• PROMPT: Exactly repeat the material, dropping every picture from the copy.

※

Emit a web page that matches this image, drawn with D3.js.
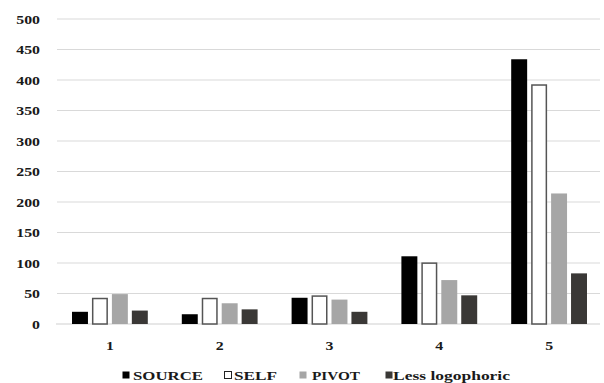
<!DOCTYPE html>
<html><head><meta charset="utf-8">
<script src="https://cdn.jsdelivr.net/npm/d3@7"></script>
<style>
html,body{margin:0;padding:0;background:#fff;}
</style></head>
<body><svg id="c" width="604" height="383"></svg>
<script>
const categories = ["1","2","3","4","5"];
const seriesNames = ["SOURCE","SELF","PIVOT","Less logophoric"];
const sourceValues = [20, 16, 43, 111, 434];
const selfValues = [43, 43, 47, 101, 393];
const pivotValues = [49, 34, 40, 72, 214];
const lessLogophoricValues = [22, 24, 20, 47, 83];
const yTicks = [0,50,100,150,200,250,300,350,400,450,500];

const seriesValues = [sourceValues, selfValues, pivotValues, lessLogophoricValues];
const fills = ["#000000","#ffffff","#a6a6a6","#3a3836"];
const strokes = ["none","#555555","none","none"];
const FONT = "'Liberation Serif', 'Times New Roman', serif";

const svg = d3.select("#c");
const plotLeft = 55, plotRight = 604, plotTop = 19, plotBottom = 324;

const x0 = d3.scaleBand().domain(categories).range([plotLeft, plotRight]).padding(0);
const x1 = d3.scaleBand().domain(seriesNames).range([17, x0.bandwidth()-17]).paddingInner(0.2).paddingOuter(0);
const y = d3.scaleLinear().domain([0,500]).range([plotBottom, plotTop]);

function styleText(sel){
  return sel.style("font-family", FONT).style("font-weight","700").style("fill","#1a1a1a").style("font-size","13px");
}

// gridlines
svg.append("g").selectAll("line").data(yTicks.filter(d=>d>0)).join("line")
  .attr("x1", 57).attr("x2", 600)
  .attr("y1", d=>y(d)).attr("y2", d=>y(d))
  .attr("stroke","#d9d9d9").attr("stroke-width",1);
// baseline
svg.append("line").attr("x1",56).attr("x2",600).attr("y1",y(0)).attr("y2",y(0))
  .attr("stroke","#cfcfcf").attr("stroke-width",1.2);

// y labels
styleText(svg.append("g").selectAll("text").data(yTicks).join("text"))
  .attr("transform", d=>`translate(40,${y(d)+4.5}) scale(1.22,1)`)
  .attr("text-anchor","end").text(d=>d);

// bars
const g = svg.append("g").selectAll("g").data(categories).join("g")
  .attr("transform", d=>`translate(${x0(d)},0)`);
g.selectAll("rect").data((c,ci)=>seriesNames.map((s,si)=>({s, si, v: seriesValues[si][ci]}))).join("rect")
  .attr("x", d=>x1(d.s) + (d.si===1?0.75:0))
  .attr("width", d=>x1.bandwidth() - (d.si===1?1.5:0))
  .attr("y", d=>y(d.v) + (d.si===1?0.75:0))
  .attr("height", d=>y(0)-y(d.v) - (d.si===1?0.75:0))
  .attr("fill", d=>fills[d.si])
  .attr("stroke", d=>strokes[d.si])
  .attr("stroke-width", 1.5);

// x labels
styleText(svg.append("g").selectAll("text").data(categories).join("text"))
  .attr("transform", d=>`translate(${x0(d)+x0.bandwidth()/2},350) scale(1.22,1)`)
  .attr("text-anchor","middle").text(d=>d);

// legend
const legX = [122, 224, 299, 385];
const legTextX = [133, 234, 312, 393];
const legW = [70, 43, 48, 117];
const lg = svg.append("g");
seriesNames.forEach((s,i)=>{
  lg.append("rect").attr("x",legX[i]+0.5).attr("y",371.5).attr("width",7).attr("height",7)
    .attr("fill",fills[i]).attr("stroke", i===1?"#222":"none").attr("stroke-width",1);
  styleText(lg.append("text")).attr("x",legTextX[i]).attr("y",380)
    .attr("textLength",legW[i]).attr("lengthAdjust","spacingAndGlyphs").text(s);
});
</script></body></html>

※

• COMPLETE RESPONSE:
Emit a web page that matches this image, drawn with D3.js.
<!DOCTYPE html>
<html><head><meta charset="utf-8">
<script src="https://cdn.jsdelivr.net/npm/d3@7"></script>
<style>
html,body{margin:0;padding:0;background:#fff;}
</style></head>
<body><svg id="c" width="604" height="383"></svg>
<script>
const categories = ["1","2","3","4","5"];
const seriesNames = ["SOURCE","SELF","PIVOT","Less logophoric"];
const sourceValues = [20, 16, 43, 111, 434];
const selfValues = [43, 43, 47, 101, 393];
const pivotValues = [49, 34, 40, 72, 214];
const lessLogophoricValues = [22, 24, 20, 47, 83];
const yTicks = [0,50,100,150,200,250,300,350,400,450,500];

const seriesValues = [sourceValues, selfValues, pivotValues, lessLogophoricValues];
const fills = ["#000000","#ffffff","#a6a6a6","#3a3836"];
const strokes = ["none","#555555","none","none"];
const FONT = "'Liberation Serif', 'Times New Roman', serif";

const svg = d3.select("#c");
const plotLeft = 55, plotRight = 604, plotTop = 19, plotBottom = 324;

const x0 = d3.scaleBand().domain(categories).range([plotLeft, plotRight]).padding(0);
const x1 = d3.scaleBand().domain(seriesNames).range([17, x0.bandwidth()-17]).paddingInner(0.2).paddingOuter(0);
const y = d3.scaleLinear().domain([0,500]).range([plotBottom, plotTop]);

function styleText(sel){
  return sel.style("font-family", FONT).style("font-weight","700").style("fill","#1a1a1a").style("font-size","13px");
}

// gridlines
svg.append("g").selectAll("line").data(yTicks.filter(d=>d>0)).join("line")
  .attr("x1", 57).attr("x2", 600)
  .attr("y1", d=>y(d)).attr("y2", d=>y(d))
  .attr("stroke","#d9d9d9").attr("stroke-width",1);
// baseline
svg.append("line").attr("x1",56).attr("x2",600).attr("y1",y(0)).attr("y2",y(0))
  .attr("stroke","#cfcfcf").attr("stroke-width",1.2);

// y labels
styleText(svg.append("g").selectAll("text").data(yTicks).join("text"))
  .attr("transform", d=>`translate(40,${y(d)+4.5}) scale(1.22,1)`)
  .attr("text-anchor","end").text(d=>d);

// bars
const g = svg.append("g").selectAll("g").data(categories).join("g")
  .attr("transform", d=>`translate(${x0(d)},0)`);
g.selectAll("rect").data((c,ci)=>seriesNames.map((s,si)=>({s, si, v: seriesValues[si][ci]}))).join("rect")
  .attr("x", d=>x1(d.s) + (d.si===1?0.75:0))
  .attr("width", d=>x1.bandwidth() - (d.si===1?1.5:0))
  .attr("y", d=>y(d.v) + (d.si===1?0.75:0))
  .attr("height", d=>y(0)-y(d.v) - (d.si===1?0.75:0))
  .attr("fill", d=>fills[d.si])
  .attr("stroke", d=>strokes[d.si])
  .attr("stroke-width", 1.5);

// x labels
styleText(svg.append("g").selectAll("text").data(categories).join("text"))
  .attr("transform", d=>`translate(${x0(d)+x0.bandwidth()/2},350) scale(1.22,1)`)
  .attr("text-anchor","middle").text(d=>d);

// legend
const legX = [122, 224, 299, 385];
const legTextX = [133, 234, 312, 393];
const legW = [70, 43, 48, 117];
const lg = svg.append("g");
seriesNames.forEach((s,i)=>{
  lg.append("rect").attr("x",legX[i]+0.5).attr("y",371.5).attr("width",7).attr("height",7)
    .attr("fill",fills[i]).attr("stroke", i===1?"#222":"none").attr("stroke-width",1);
  styleText(lg.append("text")).attr("x",legTextX[i]).attr("y",380)
    .attr("textLength",legW[i]).attr("lengthAdjust","spacingAndGlyphs").text(s);
});
</script></body></html>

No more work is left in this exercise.